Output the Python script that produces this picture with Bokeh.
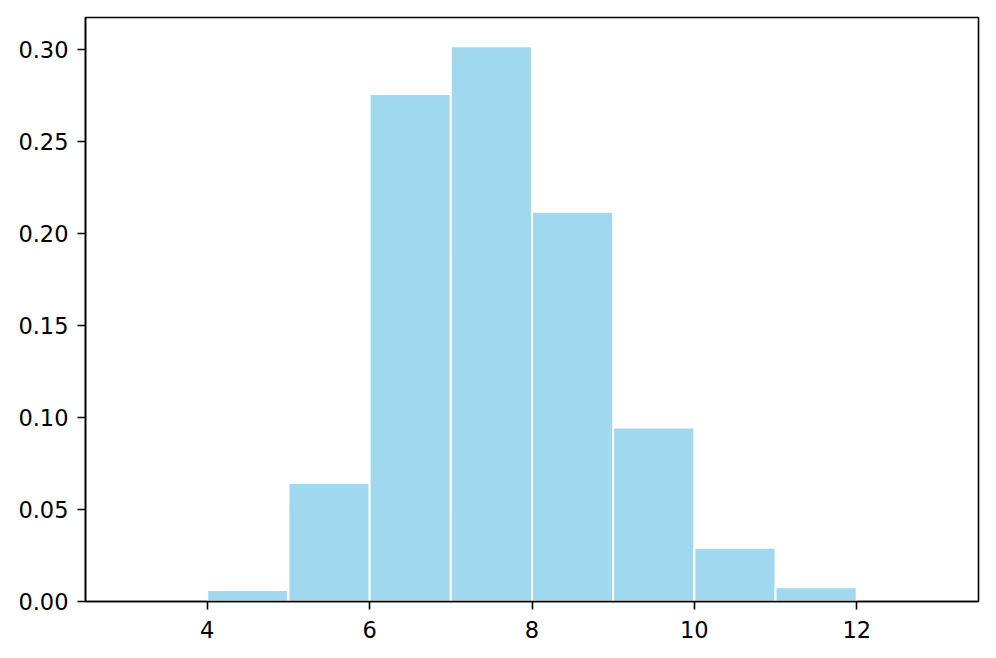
from bokeh.plotting import figure
from bokeh.models import FixedTicker, Range1d
from bokeh.embed import file_html
from bokeh.resources import INLINE

# Histogram data (density per unit-width bin)
bin_left = [4, 5, 6, 7, 8, 9, 10, 11]
bin_right = [5, 6, 7, 8, 9, 10, 11, 12]
density = [0.0062, 0.0645, 0.2760, 0.3020, 0.2120, 0.0946, 0.0292, 0.0078]

x_ticks = [4, 6, 8, 10, 12]
x_tick_labels = ["4", "6", "8", "10", "12"]
y_ticks = [0.0, 0.05, 0.10, 0.15, 0.20, 0.25, 0.30]
y_tick_labels = ["0.00", "0.05", "0.10", "0.15", "0.20", "0.25", "0.30"]

p = figure(width=988, height=648, output_backend="svg", toolbar_location=None,
           x_range=Range1d(2.5, 13.5), y_range=Range1d(0, 0.3176),
           min_border_left=85, min_border_right=10, min_border_top=17, min_border_bottom=47)

p.quad(left=bin_left, right=bin_right, bottom=0, top=density,
       fill_color="skyblue", fill_alpha=0.8, line_color="white", line_width=2)

p.xgrid.visible = False
p.ygrid.visible = False
p.outline_line_color = "black"
p.outline_line_width = 1.6
p.background_fill_color = "white"
p.border_fill_color = "white"

p.xaxis.ticker = FixedTicker(ticks=x_ticks)
p.xaxis.major_label_overrides = {t: l for t, l in zip(x_ticks, x_tick_labels)}
p.yaxis.ticker = FixedTicker(ticks=y_ticks)
p.yaxis.major_label_overrides = {t: l for t, l in zip(y_ticks, y_tick_labels)}

for ax in (p.xaxis, p.yaxis):
    ax.axis_line_color = "black"
    ax.axis_line_width = 1.6
    ax.major_tick_line_color = "black"
    ax.major_tick_line_width = 1.6
    ax.major_tick_out = 8
    ax.major_tick_in = 0
    ax.minor_tick_line_color = None
    ax.major_label_text_font = "DejaVu Sans"
    ax.major_label_text_font_size = "22.5px"
    ax.major_label_text_color = "black"

p.yaxis.major_label_standoff = 9
p.xaxis.major_label_standoff = 11

open("out.html", "w").write(file_html(p, INLINE))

--------------------

- [Brief]: Exclude the images, then output the data above word for word.

- [Correct response]:
Output the Python script that produces this picture with Bokeh.
from bokeh.plotting import figure
from bokeh.models import FixedTicker, Range1d
from bokeh.embed import file_html
from bokeh.resources import INLINE

# Histogram data (density per unit-width bin)
bin_left = [4, 5, 6, 7, 8, 9, 10, 11]
bin_right = [5, 6, 7, 8, 9, 10, 11, 12]
density = [0.0062, 0.0645, 0.2760, 0.3020, 0.2120, 0.0946, 0.0292, 0.0078]

x_ticks = [4, 6, 8, 10, 12]
x_tick_labels = ["4", "6", "8", "10", "12"]
y_ticks = [0.0, 0.05, 0.10, 0.15, 0.20, 0.25, 0.30]
y_tick_labels = ["0.00", "0.05", "0.10", "0.15", "0.20", "0.25", "0.30"]

p = figure(width=988, height=648, output_backend="svg", toolbar_location=None,
           x_range=Range1d(2.5, 13.5), y_range=Range1d(0, 0.3176),
           min_border_left=85, min_border_right=10, min_border_top=17, min_border_bottom=47)

p.quad(left=bin_left, right=bin_right, bottom=0, top=density,
       fill_color="skyblue", fill_alpha=0.8, line_color="white", line_width=2)

p.xgrid.visible = False
p.ygrid.visible = False
p.outline_line_color = "black"
p.outline_line_width = 1.6
p.background_fill_color = "white"
p.border_fill_color = "white"

p.xaxis.ticker = FixedTicker(ticks=x_ticks)
p.xaxis.major_label_overrides = {t: l for t, l in zip(x_ticks, x_tick_labels)}
p.yaxis.ticker = FixedTicker(ticks=y_ticks)
p.yaxis.major_label_overrides = {t: l for t, l in zip(y_ticks, y_tick_labels)}

for ax in (p.xaxis, p.yaxis):
    ax.axis_line_color = "black"
    ax.axis_line_width = 1.6
    ax.major_tick_line_color = "black"
    ax.major_tick_line_width = 1.6
    ax.major_tick_out = 8
    ax.major_tick_in = 0
    ax.minor_tick_line_color = None
    ax.major_label_text_font = "DejaVu Sans"
    ax.major_label_text_font_size = "22.5px"
    ax.major_label_text_color = "black"

p.yaxis.major_label_standoff = 9
p.xaxis.major_label_standoff = 11

open("out.html", "w").write(file_html(p, INLINE))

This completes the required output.